Problem description: The lines to extract run from the first line of the material below to the line containing "(set.south) -- (display.north);", both included; leave the pictures behind.

Material provided:
· · · · · · ·
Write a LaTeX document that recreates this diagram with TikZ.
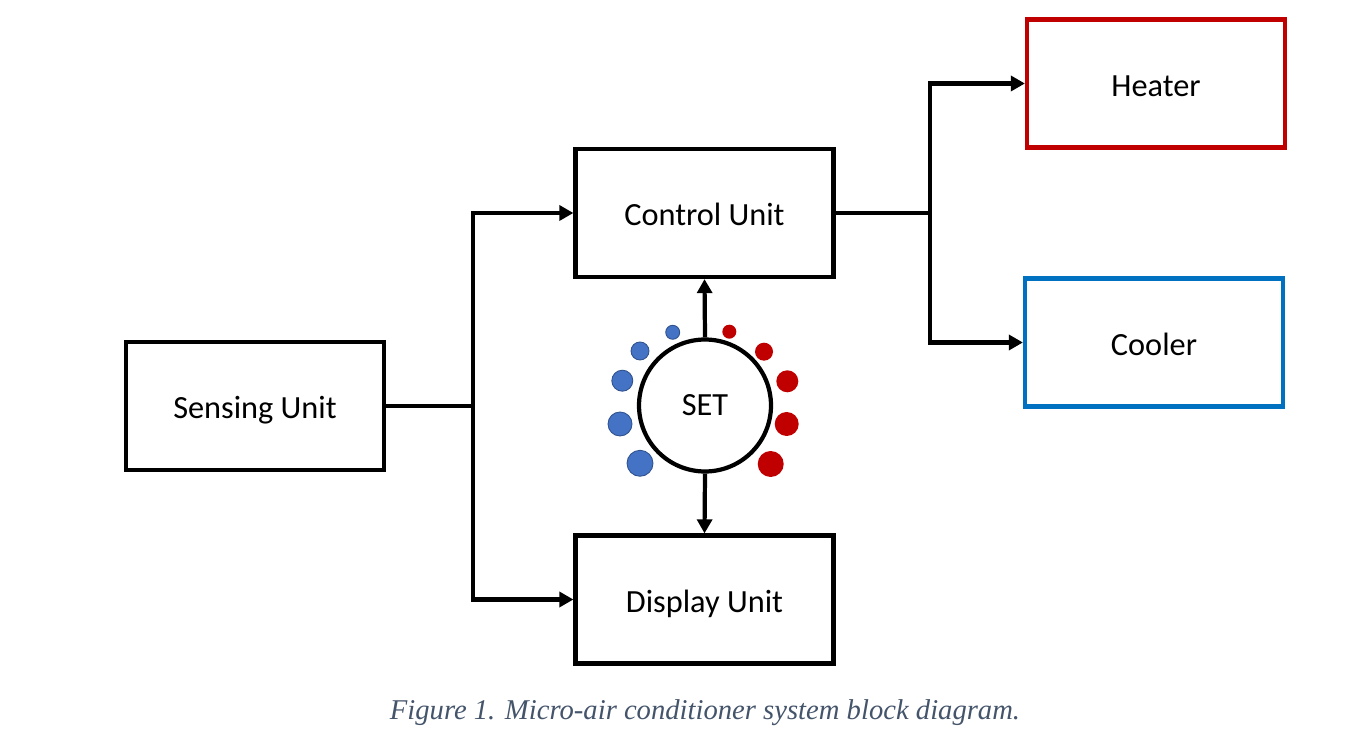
\documentclass[tikz,border=0pt]{standalone}
\usepackage{fontspec}
\setsansfont{Carlito}
\newfontfamily\captionfont{Liberation Serif}
\usetikzlibrary{arrows.meta,positioning}

\definecolor{heatred}{HTML}{C00000}
\definecolor{coolblue}{HTML}{0070C0}
\definecolor{dotblue}{HTML}{4472C4}
\definecolor{dotedge}{HTML}{2F528F}
\definecolor{capgray}{HTML}{44546A}

\tikzset{
  unit/.style={draw,line width=2.4pt,minimum width=5.16cm,minimum height=2.56cm,
    font=\sffamily\fontsize{18.4}{22}\selectfont,text height=14.5pt,text depth=0pt},
  conn/.style={line width=2.4pt},
  arr/.style={conn,-{Triangle[length=8pt,width=8.5pt]}},
  cold/.style={fill=dotblue,draw=dotedge,line width=0.5pt},
  hot/.style={fill=heatred}
}

\begin{document}
\begin{tikzpicture}[x=0.02cm,y=0.02cm]

    \useasboundingbox (0,0) rectangle (1358,750);

    \node[unit] (sensing) at (255,344) {Sensing Unit};
    \node[unit] (control) at (704.5,537) {Control Unit};
    \node[unit] (display) at (704.5,150.5) {Display Unit};
    \node[unit,draw=heatred] (heater) at (1156,666.5) {Heater};
    \node[unit,draw=coolblue] (cooler) at (1154,407.5) {Cooler};
    \node[draw,circle,line width=2.4pt,minimum size=2.64cm,
      font=\sffamily\fontsize{18.4}{22}\selectfont] (set) at (705,344.5) {SET};

    \coordinate (jl) at (473,344); % split left
    \coordinate (jr) at (930,537); % split right

    \draw[conn] (sensing.east) -- (jl);
    \draw[arr] (jl) |- (control.west);
    \draw[arr] (jl) |- (display.west);
    \draw[conn] (control.east) -- (jr);
    \draw[arr] (jr) |- (heater.west);
    \draw[arr] (jr) |- (cooler.west);
    \draw[arr] (set.north) -- (control.south);
    \draw[arr] (set.south) -- (display.north);

    \fill[cold] (672.7,417.7) circle (7); % cool side
    \fill[cold] (640,399) circle (9);
    \fill[cold] (622.3,369.3) circle (10.5);
    \fill[cold] (620,326) circle (12);
    \fill[cold] (640,286.7) circle (13);

    \fill[hot] (729.3,418.3) circle (7); % warm side
    \fill[hot] (764,398.3) circle (9);
    \fill[hot] (787.3,368.7) circle (11);
    \fill[hot] (786.7,326) circle (12);
    \fill[hot] (770.7,286) circle (13);

    \node[font=\captionfont\itshape\fontsize{16.3}{19}\selectfont,text=capgray] (caption) at (705,37)
      {Figure 1. Micro-air conditioner system block diagram.};

\end{tikzpicture}
\end{document}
· · · · · · ·
Task solution:
Write a LaTeX document that recreates this diagram with TikZ.
\documentclass[tikz,border=0pt]{standalone}
\usepackage{fontspec}
\setsansfont{Carlito}
\newfontfamily\captionfont{Liberation Serif}
\usetikzlibrary{arrows.meta,positioning}

\definecolor{heatred}{HTML}{C00000}
\definecolor{coolblue}{HTML}{0070C0}
\definecolor{dotblue}{HTML}{4472C4}
\definecolor{dotedge}{HTML}{2F528F}
\definecolor{capgray}{HTML}{44546A}

\tikzset{
  unit/.style={draw,line width=2.4pt,minimum width=5.16cm,minimum height=2.56cm,
    font=\sffamily\fontsize{18.4}{22}\selectfont,text height=14.5pt,text depth=0pt},
  conn/.style={line width=2.4pt},
  arr/.style={conn,-{Triangle[length=8pt,width=8.5pt]}},
  cold/.style={fill=dotblue,draw=dotedge,line width=0.5pt},
  hot/.style={fill=heatred}
}

\begin{document}
\begin{tikzpicture}[x=0.02cm,y=0.02cm]

    \useasboundingbox (0,0) rectangle (1358,750);

    \node[unit] (sensing) at (255,344) {Sensing Unit};
    \node[unit] (control) at (704.5,537) {Control Unit};
    \node[unit] (display) at (704.5,150.5) {Display Unit};
    \node[unit,draw=heatred] (heater) at (1156,666.5) {Heater};
    \node[unit,draw=coolblue] (cooler) at (1154,407.5) {Cooler};
    \node[draw,circle,line width=2.4pt,minimum size=2.64cm,
      font=\sffamily\fontsize{18.4}{22}\selectfont] (set) at (705,344.5) {SET};

    \coordinate (jl) at (473,344); % split left
    \coordinate (jr) at (930,537); % split right

    \draw[conn] (sensing.east) -- (jl);
    \draw[arr] (jl) |- (control.west);
    \draw[arr] (jl) |- (display.west);
    \draw[conn] (control.east) -- (jr);
    \draw[arr] (jr) |- (heater.west);
    \draw[arr] (jr) |- (cooler.west);
    \draw[arr] (set.north) -- (control.south);
    \draw[arr] (set.south) -- (display.north);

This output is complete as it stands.